■ **SET TASK**: Give again, exactly as written, the lines of the records below from the line with "Clone this chart in Plotly." to the line with "from plotly.subplots import make_subplots". Both end lines count; pictures do not.

■ **LISTED RECORDS**:
------------------------
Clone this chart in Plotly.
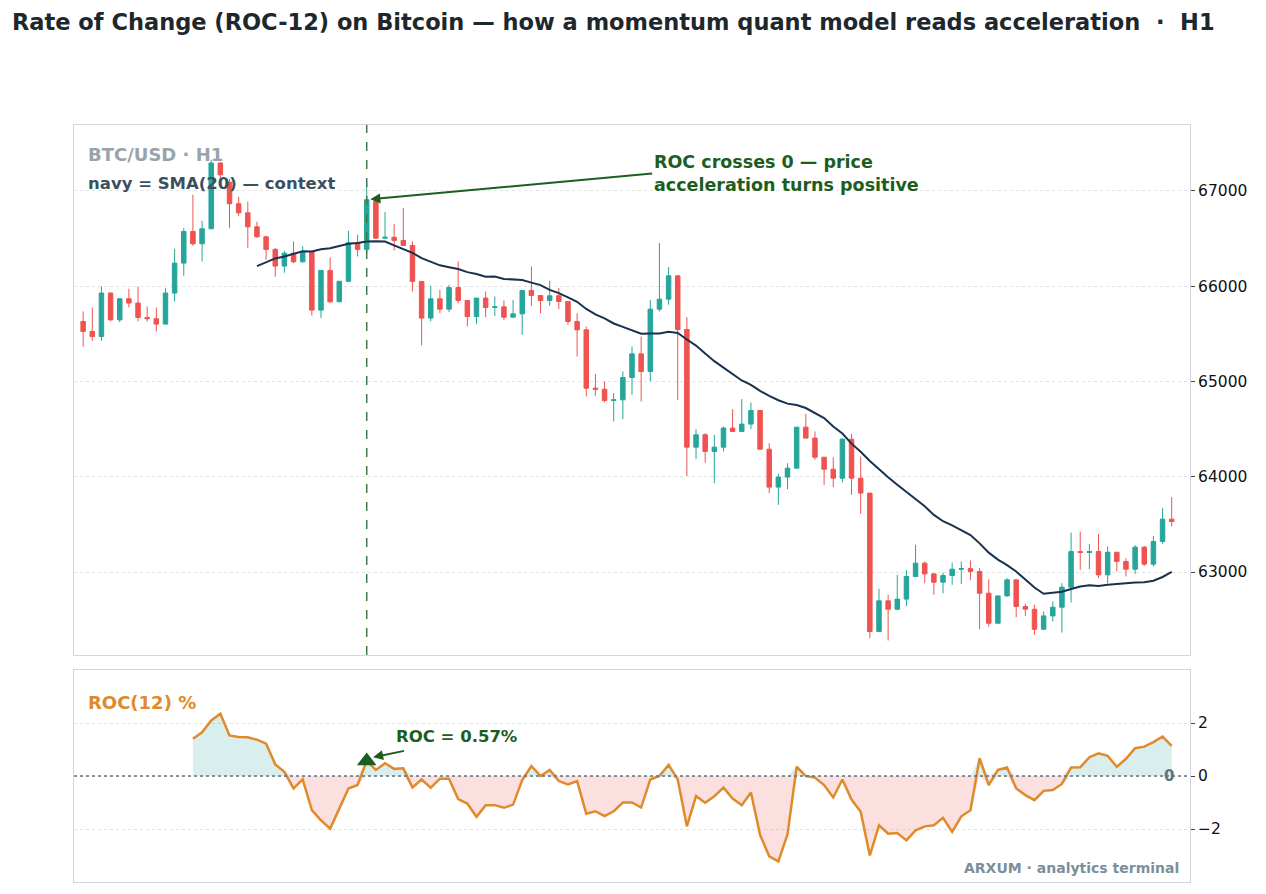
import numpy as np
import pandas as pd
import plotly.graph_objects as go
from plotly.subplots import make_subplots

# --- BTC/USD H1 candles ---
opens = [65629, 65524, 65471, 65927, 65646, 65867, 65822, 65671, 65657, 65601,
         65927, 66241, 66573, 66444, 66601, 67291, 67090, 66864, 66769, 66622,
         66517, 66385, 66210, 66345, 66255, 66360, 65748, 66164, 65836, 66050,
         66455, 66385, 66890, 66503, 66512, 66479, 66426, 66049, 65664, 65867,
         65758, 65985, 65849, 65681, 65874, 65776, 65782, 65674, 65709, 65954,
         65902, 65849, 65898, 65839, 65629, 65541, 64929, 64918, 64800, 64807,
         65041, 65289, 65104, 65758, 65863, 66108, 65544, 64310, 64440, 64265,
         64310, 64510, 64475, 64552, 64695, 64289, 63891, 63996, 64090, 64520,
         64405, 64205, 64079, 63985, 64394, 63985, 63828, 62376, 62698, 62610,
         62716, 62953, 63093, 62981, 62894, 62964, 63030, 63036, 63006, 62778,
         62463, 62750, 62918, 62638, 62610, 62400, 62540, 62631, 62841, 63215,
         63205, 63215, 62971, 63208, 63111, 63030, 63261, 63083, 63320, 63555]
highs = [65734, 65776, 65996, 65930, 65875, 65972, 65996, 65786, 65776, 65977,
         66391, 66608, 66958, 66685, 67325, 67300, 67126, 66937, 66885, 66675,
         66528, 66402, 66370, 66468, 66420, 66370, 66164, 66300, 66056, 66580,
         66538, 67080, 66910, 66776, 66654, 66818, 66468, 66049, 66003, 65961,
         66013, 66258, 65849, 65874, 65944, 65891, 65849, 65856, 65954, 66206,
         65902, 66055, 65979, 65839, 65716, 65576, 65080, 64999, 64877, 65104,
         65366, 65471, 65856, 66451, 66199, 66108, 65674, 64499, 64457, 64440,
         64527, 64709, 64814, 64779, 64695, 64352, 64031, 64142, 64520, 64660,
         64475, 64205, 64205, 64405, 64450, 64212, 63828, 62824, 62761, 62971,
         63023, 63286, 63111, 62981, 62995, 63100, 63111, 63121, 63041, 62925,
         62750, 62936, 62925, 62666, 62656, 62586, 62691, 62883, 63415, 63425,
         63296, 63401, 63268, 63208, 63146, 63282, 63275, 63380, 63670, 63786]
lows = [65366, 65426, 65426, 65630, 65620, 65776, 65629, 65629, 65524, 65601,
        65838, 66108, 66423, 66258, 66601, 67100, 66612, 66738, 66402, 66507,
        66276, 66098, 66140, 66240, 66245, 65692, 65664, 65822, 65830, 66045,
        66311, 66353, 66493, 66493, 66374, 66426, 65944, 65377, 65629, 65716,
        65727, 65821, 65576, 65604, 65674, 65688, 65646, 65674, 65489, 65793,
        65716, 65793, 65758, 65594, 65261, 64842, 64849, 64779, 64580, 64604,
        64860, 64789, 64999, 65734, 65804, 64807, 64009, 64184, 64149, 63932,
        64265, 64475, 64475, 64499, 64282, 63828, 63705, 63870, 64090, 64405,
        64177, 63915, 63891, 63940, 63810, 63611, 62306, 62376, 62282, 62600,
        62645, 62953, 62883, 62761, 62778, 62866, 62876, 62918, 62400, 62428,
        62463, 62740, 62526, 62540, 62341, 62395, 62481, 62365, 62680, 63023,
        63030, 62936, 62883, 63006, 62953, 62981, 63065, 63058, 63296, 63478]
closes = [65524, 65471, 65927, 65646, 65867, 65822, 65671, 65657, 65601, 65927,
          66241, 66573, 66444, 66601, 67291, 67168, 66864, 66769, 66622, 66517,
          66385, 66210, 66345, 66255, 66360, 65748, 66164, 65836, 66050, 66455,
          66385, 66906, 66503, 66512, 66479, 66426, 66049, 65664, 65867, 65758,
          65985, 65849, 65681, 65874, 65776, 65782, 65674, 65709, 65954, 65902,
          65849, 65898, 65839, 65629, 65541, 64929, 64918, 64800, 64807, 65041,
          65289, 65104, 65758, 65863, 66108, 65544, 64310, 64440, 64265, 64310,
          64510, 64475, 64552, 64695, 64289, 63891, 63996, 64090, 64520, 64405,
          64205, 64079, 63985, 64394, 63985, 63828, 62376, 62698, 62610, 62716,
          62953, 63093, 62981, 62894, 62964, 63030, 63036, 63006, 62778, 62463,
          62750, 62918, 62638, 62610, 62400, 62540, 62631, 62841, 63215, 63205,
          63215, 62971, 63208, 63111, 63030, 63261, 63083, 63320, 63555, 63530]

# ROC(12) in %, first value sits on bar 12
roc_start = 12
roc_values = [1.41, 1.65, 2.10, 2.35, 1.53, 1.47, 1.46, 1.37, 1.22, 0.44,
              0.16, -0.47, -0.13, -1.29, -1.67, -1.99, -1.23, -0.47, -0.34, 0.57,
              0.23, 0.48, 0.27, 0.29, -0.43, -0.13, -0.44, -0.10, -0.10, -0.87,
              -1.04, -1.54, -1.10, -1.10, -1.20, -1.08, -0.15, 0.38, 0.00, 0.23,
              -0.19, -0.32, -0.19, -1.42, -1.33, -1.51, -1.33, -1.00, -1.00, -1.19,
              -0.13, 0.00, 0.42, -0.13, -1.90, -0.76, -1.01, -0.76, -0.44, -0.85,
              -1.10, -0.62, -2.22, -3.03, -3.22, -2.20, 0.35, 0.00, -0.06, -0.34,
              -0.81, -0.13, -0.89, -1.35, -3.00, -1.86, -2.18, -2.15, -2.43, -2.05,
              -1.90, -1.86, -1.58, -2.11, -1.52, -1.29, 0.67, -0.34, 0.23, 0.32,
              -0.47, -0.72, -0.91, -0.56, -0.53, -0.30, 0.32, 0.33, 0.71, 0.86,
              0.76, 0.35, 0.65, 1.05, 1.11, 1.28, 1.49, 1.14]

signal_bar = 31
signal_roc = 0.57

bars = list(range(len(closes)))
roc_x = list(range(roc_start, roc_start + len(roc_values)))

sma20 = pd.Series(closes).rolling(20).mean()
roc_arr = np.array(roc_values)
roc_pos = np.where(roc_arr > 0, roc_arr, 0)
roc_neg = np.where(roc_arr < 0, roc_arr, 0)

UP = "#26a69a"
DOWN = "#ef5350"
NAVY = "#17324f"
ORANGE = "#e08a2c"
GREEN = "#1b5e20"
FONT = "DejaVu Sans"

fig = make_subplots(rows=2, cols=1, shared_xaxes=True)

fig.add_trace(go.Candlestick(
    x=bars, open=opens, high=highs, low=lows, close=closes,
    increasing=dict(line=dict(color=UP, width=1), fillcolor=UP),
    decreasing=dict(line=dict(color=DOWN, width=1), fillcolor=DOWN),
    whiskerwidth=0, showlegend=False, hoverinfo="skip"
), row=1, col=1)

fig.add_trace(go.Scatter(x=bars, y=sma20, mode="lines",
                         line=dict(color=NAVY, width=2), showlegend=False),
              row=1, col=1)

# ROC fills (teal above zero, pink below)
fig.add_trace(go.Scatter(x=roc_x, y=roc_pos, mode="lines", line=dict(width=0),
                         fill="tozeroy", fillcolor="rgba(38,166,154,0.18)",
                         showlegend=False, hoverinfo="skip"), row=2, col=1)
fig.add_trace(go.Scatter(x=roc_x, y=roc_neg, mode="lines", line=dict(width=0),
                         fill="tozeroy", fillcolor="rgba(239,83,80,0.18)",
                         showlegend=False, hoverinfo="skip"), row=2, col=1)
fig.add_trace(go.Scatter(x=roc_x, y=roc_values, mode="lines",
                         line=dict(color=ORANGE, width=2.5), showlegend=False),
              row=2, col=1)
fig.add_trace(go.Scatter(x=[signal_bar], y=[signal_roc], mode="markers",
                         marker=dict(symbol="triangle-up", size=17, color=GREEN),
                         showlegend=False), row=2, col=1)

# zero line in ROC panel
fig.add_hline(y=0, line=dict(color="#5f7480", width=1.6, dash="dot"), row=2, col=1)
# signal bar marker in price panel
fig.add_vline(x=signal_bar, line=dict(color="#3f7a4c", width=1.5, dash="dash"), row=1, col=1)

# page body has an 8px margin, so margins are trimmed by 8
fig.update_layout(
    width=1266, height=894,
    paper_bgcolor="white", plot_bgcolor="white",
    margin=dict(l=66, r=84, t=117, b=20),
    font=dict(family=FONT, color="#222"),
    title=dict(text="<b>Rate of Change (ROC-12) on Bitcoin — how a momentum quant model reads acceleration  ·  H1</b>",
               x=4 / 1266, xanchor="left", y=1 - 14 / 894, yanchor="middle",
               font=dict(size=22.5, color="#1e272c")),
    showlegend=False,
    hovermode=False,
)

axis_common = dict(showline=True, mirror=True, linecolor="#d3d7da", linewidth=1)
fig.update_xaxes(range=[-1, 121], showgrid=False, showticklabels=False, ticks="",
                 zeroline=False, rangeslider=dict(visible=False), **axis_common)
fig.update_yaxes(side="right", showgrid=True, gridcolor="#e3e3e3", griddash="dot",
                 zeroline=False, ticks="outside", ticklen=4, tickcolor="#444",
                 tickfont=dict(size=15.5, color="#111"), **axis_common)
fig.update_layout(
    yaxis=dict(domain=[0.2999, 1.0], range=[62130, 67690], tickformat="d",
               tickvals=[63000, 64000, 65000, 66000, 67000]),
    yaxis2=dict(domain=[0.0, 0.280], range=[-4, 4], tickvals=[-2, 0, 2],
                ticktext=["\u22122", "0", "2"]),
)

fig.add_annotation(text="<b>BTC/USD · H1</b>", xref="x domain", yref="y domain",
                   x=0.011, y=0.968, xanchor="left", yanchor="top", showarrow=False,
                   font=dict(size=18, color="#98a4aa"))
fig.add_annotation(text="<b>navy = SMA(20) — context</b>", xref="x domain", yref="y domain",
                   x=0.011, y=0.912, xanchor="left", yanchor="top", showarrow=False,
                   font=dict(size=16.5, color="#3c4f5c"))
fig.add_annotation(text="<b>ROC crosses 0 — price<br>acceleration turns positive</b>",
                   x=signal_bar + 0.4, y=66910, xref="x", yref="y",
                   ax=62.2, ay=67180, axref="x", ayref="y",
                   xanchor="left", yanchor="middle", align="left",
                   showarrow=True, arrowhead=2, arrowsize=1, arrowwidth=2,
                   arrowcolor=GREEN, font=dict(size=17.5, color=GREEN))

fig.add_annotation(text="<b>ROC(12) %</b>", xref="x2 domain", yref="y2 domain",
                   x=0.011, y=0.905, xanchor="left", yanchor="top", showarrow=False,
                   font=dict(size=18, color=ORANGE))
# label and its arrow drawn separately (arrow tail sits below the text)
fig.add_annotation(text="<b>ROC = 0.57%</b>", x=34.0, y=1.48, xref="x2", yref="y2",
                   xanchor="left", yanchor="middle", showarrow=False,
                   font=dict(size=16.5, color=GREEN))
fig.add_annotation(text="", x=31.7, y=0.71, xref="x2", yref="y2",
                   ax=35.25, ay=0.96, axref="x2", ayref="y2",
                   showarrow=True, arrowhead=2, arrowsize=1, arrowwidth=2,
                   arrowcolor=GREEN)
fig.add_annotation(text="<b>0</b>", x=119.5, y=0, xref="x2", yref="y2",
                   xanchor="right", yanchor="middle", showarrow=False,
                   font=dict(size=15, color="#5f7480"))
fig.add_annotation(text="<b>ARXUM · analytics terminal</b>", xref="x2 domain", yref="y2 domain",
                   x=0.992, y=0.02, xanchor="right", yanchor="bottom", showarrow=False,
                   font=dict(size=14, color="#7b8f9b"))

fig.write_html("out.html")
------------------------
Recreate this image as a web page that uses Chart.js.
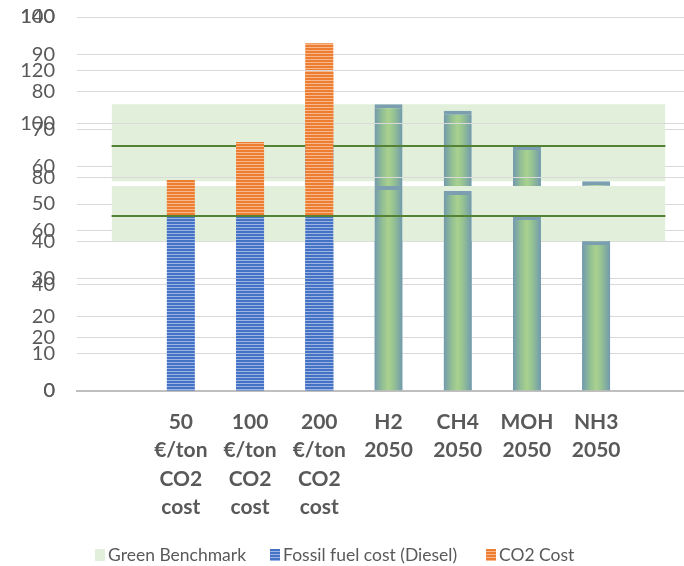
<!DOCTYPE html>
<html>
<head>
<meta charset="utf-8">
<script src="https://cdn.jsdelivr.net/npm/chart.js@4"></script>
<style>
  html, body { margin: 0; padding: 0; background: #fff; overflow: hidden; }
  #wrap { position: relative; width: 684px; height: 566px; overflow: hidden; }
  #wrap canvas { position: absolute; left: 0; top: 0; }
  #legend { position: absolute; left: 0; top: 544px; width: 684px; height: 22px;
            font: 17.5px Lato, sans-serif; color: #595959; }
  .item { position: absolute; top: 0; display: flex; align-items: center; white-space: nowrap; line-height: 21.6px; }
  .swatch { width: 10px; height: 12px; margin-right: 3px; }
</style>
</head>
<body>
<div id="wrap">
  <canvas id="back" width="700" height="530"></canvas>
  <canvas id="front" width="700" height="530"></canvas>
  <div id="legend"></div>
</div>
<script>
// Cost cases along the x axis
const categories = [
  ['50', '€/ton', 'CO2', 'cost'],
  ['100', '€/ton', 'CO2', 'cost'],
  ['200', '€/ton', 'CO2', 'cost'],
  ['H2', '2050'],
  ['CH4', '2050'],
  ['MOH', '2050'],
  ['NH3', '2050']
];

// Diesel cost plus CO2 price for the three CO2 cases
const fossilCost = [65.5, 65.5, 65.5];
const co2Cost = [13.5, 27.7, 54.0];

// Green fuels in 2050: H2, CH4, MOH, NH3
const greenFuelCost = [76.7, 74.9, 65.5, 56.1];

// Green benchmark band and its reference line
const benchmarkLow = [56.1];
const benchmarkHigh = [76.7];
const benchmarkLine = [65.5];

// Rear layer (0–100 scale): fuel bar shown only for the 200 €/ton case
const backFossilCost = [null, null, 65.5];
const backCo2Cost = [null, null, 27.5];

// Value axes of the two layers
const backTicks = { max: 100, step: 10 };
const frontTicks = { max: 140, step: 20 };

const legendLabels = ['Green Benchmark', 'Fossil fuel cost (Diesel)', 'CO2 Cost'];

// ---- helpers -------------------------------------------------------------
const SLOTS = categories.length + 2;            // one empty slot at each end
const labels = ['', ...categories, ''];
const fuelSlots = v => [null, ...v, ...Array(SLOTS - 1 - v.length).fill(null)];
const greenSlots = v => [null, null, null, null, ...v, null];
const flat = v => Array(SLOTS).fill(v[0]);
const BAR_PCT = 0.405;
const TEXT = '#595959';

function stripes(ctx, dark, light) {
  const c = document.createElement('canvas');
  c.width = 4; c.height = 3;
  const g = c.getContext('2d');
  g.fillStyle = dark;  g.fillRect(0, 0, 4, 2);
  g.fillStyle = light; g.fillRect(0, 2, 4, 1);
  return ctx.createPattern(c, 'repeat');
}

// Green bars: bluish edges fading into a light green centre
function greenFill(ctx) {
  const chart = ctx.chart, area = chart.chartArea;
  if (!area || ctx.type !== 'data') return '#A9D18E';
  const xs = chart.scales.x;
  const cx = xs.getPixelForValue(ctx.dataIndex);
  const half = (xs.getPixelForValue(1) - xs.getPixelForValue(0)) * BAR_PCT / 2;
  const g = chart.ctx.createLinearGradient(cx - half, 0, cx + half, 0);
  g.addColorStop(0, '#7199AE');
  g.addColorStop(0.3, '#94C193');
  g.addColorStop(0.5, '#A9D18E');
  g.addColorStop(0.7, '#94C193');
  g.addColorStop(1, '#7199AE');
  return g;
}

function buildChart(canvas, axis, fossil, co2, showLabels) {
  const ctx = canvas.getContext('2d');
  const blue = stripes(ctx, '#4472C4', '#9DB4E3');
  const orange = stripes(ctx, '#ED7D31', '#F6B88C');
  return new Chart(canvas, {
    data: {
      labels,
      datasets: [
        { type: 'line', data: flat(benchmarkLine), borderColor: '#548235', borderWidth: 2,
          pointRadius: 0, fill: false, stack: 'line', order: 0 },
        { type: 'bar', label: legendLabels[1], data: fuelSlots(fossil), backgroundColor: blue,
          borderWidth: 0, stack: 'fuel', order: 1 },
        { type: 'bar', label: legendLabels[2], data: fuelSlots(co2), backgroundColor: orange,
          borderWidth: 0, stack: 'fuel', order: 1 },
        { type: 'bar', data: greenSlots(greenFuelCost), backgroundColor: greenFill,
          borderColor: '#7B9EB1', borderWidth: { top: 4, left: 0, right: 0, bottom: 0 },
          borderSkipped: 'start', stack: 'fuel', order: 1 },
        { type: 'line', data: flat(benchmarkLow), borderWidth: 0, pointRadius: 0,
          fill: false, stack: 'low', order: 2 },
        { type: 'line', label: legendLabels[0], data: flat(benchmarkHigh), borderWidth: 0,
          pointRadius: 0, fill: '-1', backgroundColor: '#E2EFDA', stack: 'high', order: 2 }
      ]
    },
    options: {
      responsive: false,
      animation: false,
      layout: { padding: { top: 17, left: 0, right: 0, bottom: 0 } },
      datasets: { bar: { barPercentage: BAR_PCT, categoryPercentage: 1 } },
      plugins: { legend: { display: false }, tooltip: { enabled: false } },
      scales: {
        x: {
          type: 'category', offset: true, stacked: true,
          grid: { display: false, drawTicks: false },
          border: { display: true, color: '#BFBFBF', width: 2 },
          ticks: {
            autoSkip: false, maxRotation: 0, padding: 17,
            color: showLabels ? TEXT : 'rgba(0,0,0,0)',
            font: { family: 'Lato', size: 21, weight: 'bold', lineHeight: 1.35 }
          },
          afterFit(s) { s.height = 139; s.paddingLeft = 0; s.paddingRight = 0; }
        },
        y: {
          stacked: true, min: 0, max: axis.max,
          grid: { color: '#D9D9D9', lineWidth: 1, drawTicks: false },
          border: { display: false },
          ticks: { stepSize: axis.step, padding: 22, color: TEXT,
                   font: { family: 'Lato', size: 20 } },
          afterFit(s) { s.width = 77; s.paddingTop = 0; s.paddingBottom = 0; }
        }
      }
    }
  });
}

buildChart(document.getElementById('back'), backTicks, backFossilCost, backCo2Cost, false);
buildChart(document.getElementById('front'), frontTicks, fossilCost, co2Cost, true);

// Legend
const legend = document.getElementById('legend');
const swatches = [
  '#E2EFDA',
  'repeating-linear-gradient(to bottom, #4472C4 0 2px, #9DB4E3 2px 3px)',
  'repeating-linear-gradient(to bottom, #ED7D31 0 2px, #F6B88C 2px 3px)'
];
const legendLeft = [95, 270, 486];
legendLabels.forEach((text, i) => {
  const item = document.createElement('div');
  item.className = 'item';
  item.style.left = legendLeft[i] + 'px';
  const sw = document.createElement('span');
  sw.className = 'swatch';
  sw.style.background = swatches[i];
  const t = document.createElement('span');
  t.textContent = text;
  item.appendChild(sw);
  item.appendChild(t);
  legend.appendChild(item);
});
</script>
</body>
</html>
------------------------
■ **WORKED SOLUTION**:
Clone this chart in Plotly.
import numpy as np
import pandas as pd
import plotly.graph_objects as go
from plotly.subplots import make_subplots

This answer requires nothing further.